Il picco degli investimenti negli anni '90 era del 19,9 % del PIL, e oggi e' del 19,1%, in risalita da un minimo del 10%.

Il governo Kirchner continua a cercare un accordo riguardo il debito di 167 miliardi di dollari tuttora esistente e progetta di effettuare quella che esso definisce la sua offerta finale.

Ma la svolta in Argentina ha inspirato un tale senso di confidenza che il governo non solo parla di tagliare i suoi ultimi legami con il FMI, ma anche insiste che ogni rimborso ai possessori di obbligazioni debba essere condizionato al protrarsi della buona salute economica dell'Argentina.
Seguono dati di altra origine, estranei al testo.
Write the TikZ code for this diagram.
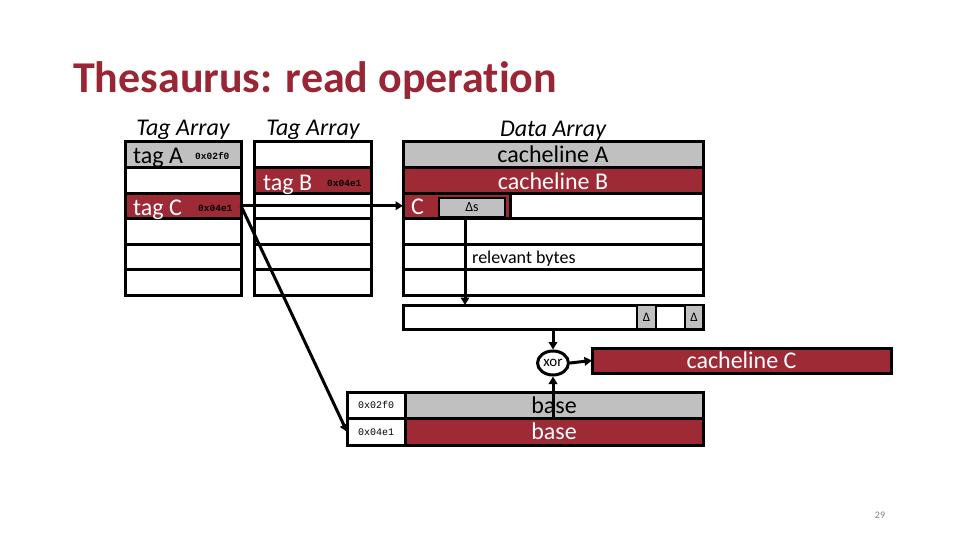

Semplificando possiamo dire: “Nessuno puo' raccogliere soldi da una nazione che non sta crescendo economicamente."

Guardando alla situazione italiana non possiamo prescindere da queste vicende e non possiamo non trarne insegnamento. Con le dovute proporzioni, l’italia non ha le materie prime dell’Argentina per esempio, constatiamo che spesso le visioni degli organismi economici internazionali sono assolutamente “lunari” e completamente staccate dalla vita economica di un paese, rispondere ad un ente superiore di controllo non vuol dire piegare un'economia già disastrata a pareggiare dei conti impossibili, se da un lato è giusto che banche ed organismi finanziari operino in Euro, moneta con forte potere di scambio, non capiamo perché il cittadino per comprare il pane debba usare questa moneta scomoda e ingombrante.

Se vogliamo evitare la crisi argentina, a cui purtroppo pare siamo avviati, non occorre asservire le urla disperate del Financial Times ma ristabilire i parametri di un corretto sviluppo evitando le ricette spesso fallimentari degli organismi monetari internazionali.